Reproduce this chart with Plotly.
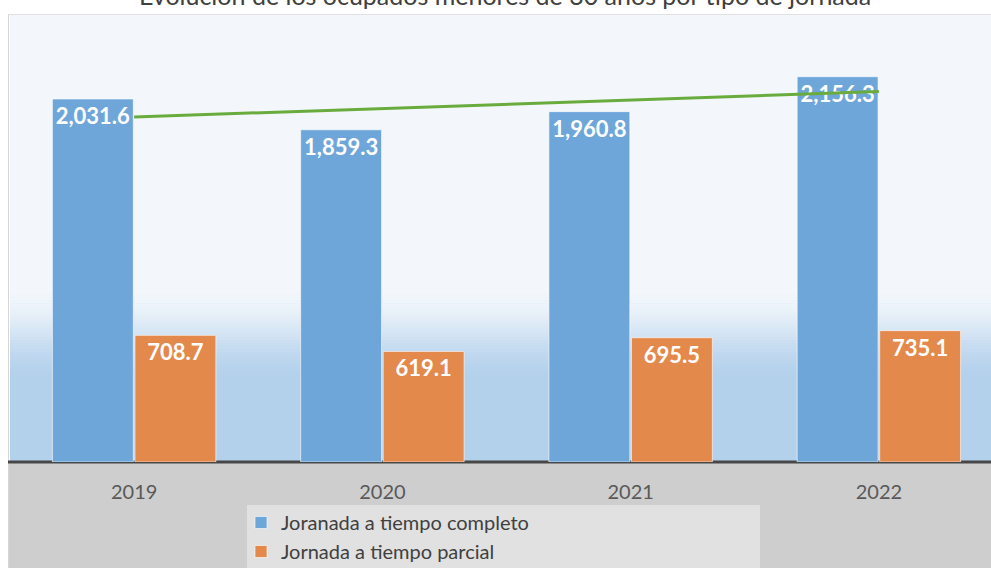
import numpy as np
import plotly.graph_objects as go

years = ["2019", "2020", "2021", "2022"]
completo = [2031.6, 1859.3, 1960.8, 2156.3]
parcial = [708.7, 619.1, 695.5, 735.1]
name_completo = "Joranada a tiempo completo"
name_parcial = "Jornada a tiempo parcial"
title = "Evolución de los ocupados menores de 30 años por tipo de jornada"

# linear trend of full-time series
xi = np.arange(len(years))
slope, intercept = np.polyfit(xi, completo, 1)
trend = [slope * x + intercept for x in xi]

W, H = 991, 568
ml, mr, mt, mb = 10, 0, 14, 106
ph = H - mt - mb  # 448
axis_py = 462
px_per_unit = (462 - 99) / 2031.6
ymax = ph / px_per_unit


def py2paper(py):
    return (axis_py - py) / ph


def px2paper(px):
    return (px - ml) / (W - ml - mr)


def lerp(c1, c2, t):
    return tuple(int(round(a + (b - a) * t)) for a, b in zip(c1, c2))


shapes = []
top_c = (243, 247, 251)
bot_c = (180, 209, 236)
shapes.append(dict(type="rect", xref="paper", yref="paper", x0=0, x1=1,
                   y0=py2paper(290), y1=1, fillcolor="rgb(243,247,251)",
                   line=dict(width=0), layer="below"))
n = 30
y_a, y_b = 288, 380
for i in range(n):
    p0 = y_a + (y_b - y_a) * i / n
    p1 = y_a + (y_b - y_a) * (i + 1) / n
    t = (i + 0.5) / n
    t = t * t * (3 - 2 * t)
    c = lerp(top_c, bot_c, t)
    shapes.append(dict(type="rect", xref="paper", yref="paper", x0=0, x1=1,
                       y0=py2paper(p1 + 0.5), y1=py2paper(p0), fillcolor="rgb(%d,%d,%d)" % c,
                       line=dict(width=0), layer="below"))
# floor
shapes.append(dict(type="rect", xref="paper", yref="paper", x0=px2paper(8), x1=1,
                   y0=py2paper(572), y1=py2paper(axis_py), fillcolor="#cecece",
                   line=dict(width=0), layer="below"))
# legend box
shapes.append(dict(type="rect", xref="paper", yref="paper", x0=px2paper(247), x1=px2paper(760),
                   y0=py2paper(572), y1=py2paper(505), fillcolor="#e1e1e1",
                   line=dict(width=0), layer="below"))
# border
shapes.append(dict(type="line", xref="paper", yref="paper", x0=px2paper(8.5), x1=px2paper(8.5),
                   y0=py2paper(572), y1=py2paper(14), line=dict(color="#d6d6d6", width=1), layer="below"))
shapes.append(dict(type="line", xref="paper", yref="paper", x0=px2paper(8.5), x1=1.01,
                   y0=py2paper(14.5), y1=py2paper(14.5), line=dict(color="#e0e0e0", width=1), layer="below"))
# axis line (drawn below bars)
shapes.append(dict(type="line", xref="paper", yref="paper", x0=px2paper(8), x1=1.01,
                   y0=py2paper(462), y1=py2paper(462), line=dict(color="#474747", width=3), layer="below"))

fig = go.Figure()
fig.add_trace(go.Bar(
    x=years, y=completo, name=name_completo,
    marker=dict(color="#6ea6da", line=dict(color="rgba(255,255,255,0.6)", width=1)),
    text=[f"{v:,.1f}" for v in completo], textposition="inside", insidetextanchor="end",
    constraintext="none", textangle=0,
    textfont=dict(family="Lato", size=22, color="white", weight="bold"),
    hoverinfo="skip",
))
fig.add_trace(go.Bar(
    x=years, y=parcial, name=name_parcial,
    marker=dict(color="#e4894c", line=dict(color="rgba(255,255,255,0.6)", width=1)),
    text=[f"{v:,.1f}" for v in parcial], textposition="inside", insidetextanchor="end",
    constraintext="none", textangle=0,
    textfont=dict(family="Lato", size=22, color="white", weight="bold"),
    hoverinfo="skip",
))
fig.add_trace(go.Scatter(
    x=years, y=trend, mode="lines", showlegend=False,
    line=dict(color="#6aab3e", width=3), hoverinfo="skip",
))

fig.update_layout(
    width=W, height=H,
    margin=dict(l=ml, r=mr, t=mt, b=mb, autoexpand=False),
    paper_bgcolor="white",
    plot_bgcolor="rgb(180,209,236)",
    barmode="group", bargap=0.335, bargroupgap=0.02,
    shapes=shapes,
    showlegend=True,
    legend=dict(
        x=px2paper(241), y=py2paper(503), xanchor="left", yanchor="top",
        orientation="v", bgcolor="rgba(0,0,0,0)",
        font=dict(family="Lato", size=20, color="#404040"),
        traceorder="normal",
    ),
    xaxis=dict(
        type="category", range=[-0.5, 3 + (991 - 879) / 248],
        showgrid=False, zeroline=False, showline=False,
        ticks="outside", ticklen=12, tickcolor="rgba(0,0,0,0)",
        tickfont=dict(family="Lato", size=20, color="#595959"),
    ),
    yaxis=dict(
        range=[0, ymax], showgrid=False, zeroline=False, showline=False,
        showticklabels=False, ticks="",
    ),
    annotations=[dict(
        text=title, xref="paper", yref="paper",
        x=px2paper(505), y=py2paper(12), xanchor="center", yanchor="bottom",
        showarrow=False, font=dict(family="Lato", size=25, color="#404040"),
    )],
)

fig.write_html("out.html", config={"displayModeBar": False},
               post_script="document.body.style.margin='0px';")
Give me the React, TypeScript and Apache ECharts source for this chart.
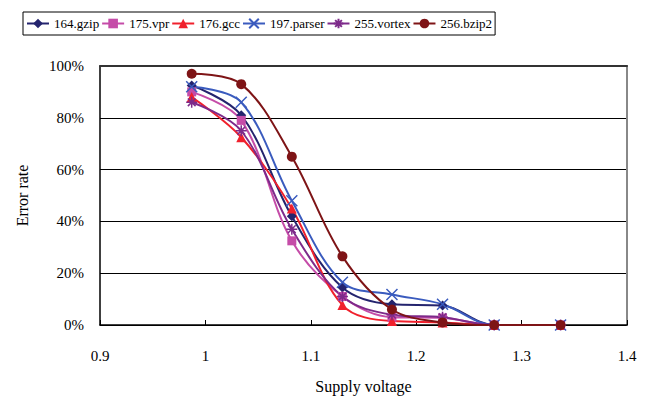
import React, { useEffect, useRef } from "react";
import * as echarts from "echarts";

const voltages = [0.987, 1.034, 1.082, 1.13, 1.177, 1.225, 1.274, 1.337];
const gzip = [92.5, 81, 42, 14.5, 8, 7.5, 0, 0];
const vpr = [90, 79, 32.5, 11, 3, 2.7, 0, 0];
const gcc = [88, 72.5, 45, 7.7, 1.5, 1, 0, 0];
const parser = [92, 86, 48, 16.5, 11.8, 8, 0, 0];
const vortex = [86, 75, 37, 11, 4, 3, 0, 0];
const bzip2 = [97, 93, 65, 26.5, 6, 1, 0, 0];
const xTicks = [0.9, 1, 1.1, 1.2, 1.3, 1.4];
const yTicks = [0, 20, 40, 60, 80, 100];

const font = "'Liberation Serif', 'Times New Roman', serif";

const seriesDefs = [
  { name: "164.gzip", data: gzip, color: "#24246E", symbol: "diamond", size: 10, hollow: false },
  { name: "175.vpr", data: vpr, color: "#C54CA8", symbol: "rect", size: 9, hollow: false },
  { name: "176.gcc", data: gcc, color: "#F0202C", symbol: "triangle", size: 10, hollow: false },
  { name: "197.parser", data: parser, color: "#3A5BBE", symbol: "path://M0,0L10,10M10,0L0,10", size: 11, hollow: true },
  { name: "255.vortex", data: vortex, color: "#7D2A8A", symbol: "path://M5,0L5,10M0,5L10,5M1.5,1.5L8.5,8.5M8.5,1.5L1.5,8.5", size: 11, hollow: true },
  { name: "256.bzip2", data: bzip2, color: "#7E1416", symbol: "circle", size: 10, hollow: false },
];

export default function App() {
  const ref = useRef<HTMLDivElement>(null);
  useEffect(() => {
    if (!ref.current) return;
    const chart = echarts.init(ref.current, null, { renderer: "svg" });
    chart.setOption({
      animation: false,
      backgroundColor: "#fff",
      legend: {
        left: 23,
        top: 12,
        orient: "horizontal",
        borderColor: "#000",
        borderWidth: 1,
        padding: [5, 3],
        itemGap: 2,
        itemWidth: 22,
        itemHeight: 12,
        textStyle: { fontFamily: font, fontSize: 13, color: "#000" },
        data: seriesDefs.map((s) => s.name),
      },
      grid: { left: 100, right: 25, top: 66, bottom: 73 },
      xAxis: [
        {
          type: "value",
          min: 0.9,
          max: 1.4,
          interval: 0.1,
          name: "Supply voltage",
          nameLocation: "middle",
          nameGap: 53,
          nameTextStyle: { fontFamily: font, fontSize: 16, color: "#000" },
          axisLine: { show: true, onZero: false, lineStyle: { color: "#000", width: 1.5 } },
          axisTick: { show: true, inside: true, length: 5, lineStyle: { color: "#000" } },
          axisLabel: {
            fontFamily: font,
            fontSize: 15,
            color: "#000",
            margin: 23,
            formatter: (v: number) => {
              const m = xTicks.find((t) => Math.abs(t - v) < 1e-6);
              return m !== undefined ? String(m) : "";
            },
          },
          splitLine: { show: false },
        },
        {
          type: "value",
          position: "top",
          min: 0.9,
          max: 1.4,
          interval: 0.1,
          axisLine: { show: true, onZero: false, lineStyle: { color: "#333", width: 2 } },
          axisTick: { show: false },
          axisLabel: { show: false },
          splitLine: { show: false },
        },
      ],
      yAxis: [
        {
          type: "value",
          min: 0,
          max: 100,
          interval: 20,
          name: "Error rate",
          nameLocation: "middle",
          nameGap: 70,
          nameRotate: 90,
          nameTextStyle: { fontFamily: font, fontSize: 16, color: "#000" },
          axisLine: { show: true, lineStyle: { color: "#000", width: 1.5 } },
          axisTick: { show: false },
          axisLabel: {
            fontFamily: font,
            fontSize: 15,
            color: "#000",
            margin: 16,
            formatter: (v: number) => {
              const m = yTicks.find((t) => Math.abs(t - v) < 1e-6);
              return m !== undefined ? m + "%" : "";
            },
          },
          splitLine: { show: true, lineStyle: { color: "#000", width: 1 } },
        },
        {
          type: "value",
          position: "right",
          min: 0,
          max: 100,
          interval: 20,
          axisLine: { show: true, onZero: false, lineStyle: { color: "#888", width: 2 } },
          axisTick: { show: false },
          axisLabel: { show: false },
          splitLine: { show: false },
        },
      ],
      series: seriesDefs.map((s) => ({
        name: s.name,
        type: "line",
        smooth: 0.35,
        xAxisIndex: 0,
        yAxisIndex: 0,
        data: voltages.map((v, i) => [v, s.data[i]]),
        symbol: s.symbol,
        symbolSize: s.size,
        showAllSymbol: true,
        lineStyle: { color: s.color, width: 2 },
        itemStyle: s.hollow
          ? { color: "transparent", borderColor: s.color, borderWidth: 1.5 }
          : { color: s.color, borderColor: s.color, borderWidth: 0 },
        emphasis: { disabled: true },
      })),
    });
    return () => chart.dispose();
  }, []);
  return (
    <div
      ref={ref}
      style={{ position: "absolute", left: 0, top: 0, width: 652, height: 399 }}
    />
  );
}
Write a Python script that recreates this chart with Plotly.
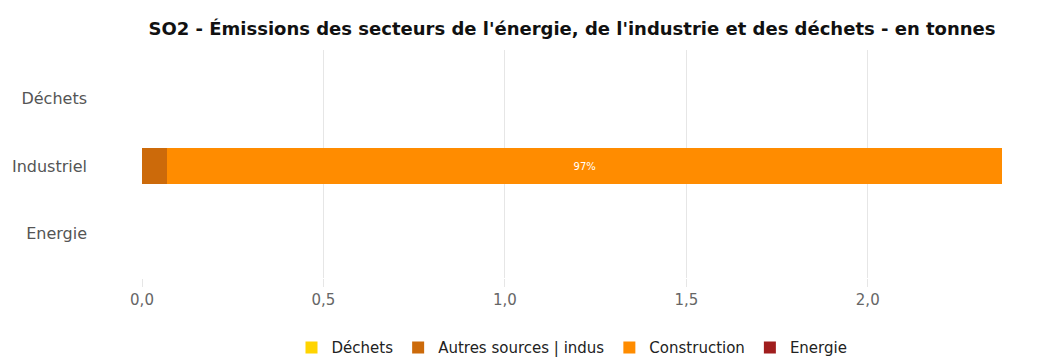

#####

_STATED GOAL:_ Beginning with the line above that contains "Give me the" and ending with the line that contains "Serif', 'Times New", quote each line exactly, keeping out the pictures.

_TASK OUTPUT:_
Give me the React, TypeScript and Apache ECharts source for this chart.
import React, { useEffect, useRef } from "react";
import * as echarts from "echarts";

const voltages = [0.987, 1.034, 1.082, 1.13, 1.177, 1.225, 1.274, 1.337];
const gzip = [92.5, 81, 42, 14.5, 8, 7.5, 0, 0];
const vpr = [90, 79, 32.5, 11, 3, 2.7, 0, 0];
const gcc = [88, 72.5, 45, 7.7, 1.5, 1, 0, 0];
const parser = [92, 86, 48, 16.5, 11.8, 8, 0, 0];
const vortex = [86, 75, 37, 11, 4, 3, 0, 0];
const bzip2 = [97, 93, 65, 26.5, 6, 1, 0, 0];
const xTicks = [0.9, 1, 1.1, 1.2, 1.3, 1.4];
const yTicks = [0, 20, 40, 60, 80, 100];

const font = "'Liberation Serif', 'Times New Roman', serif";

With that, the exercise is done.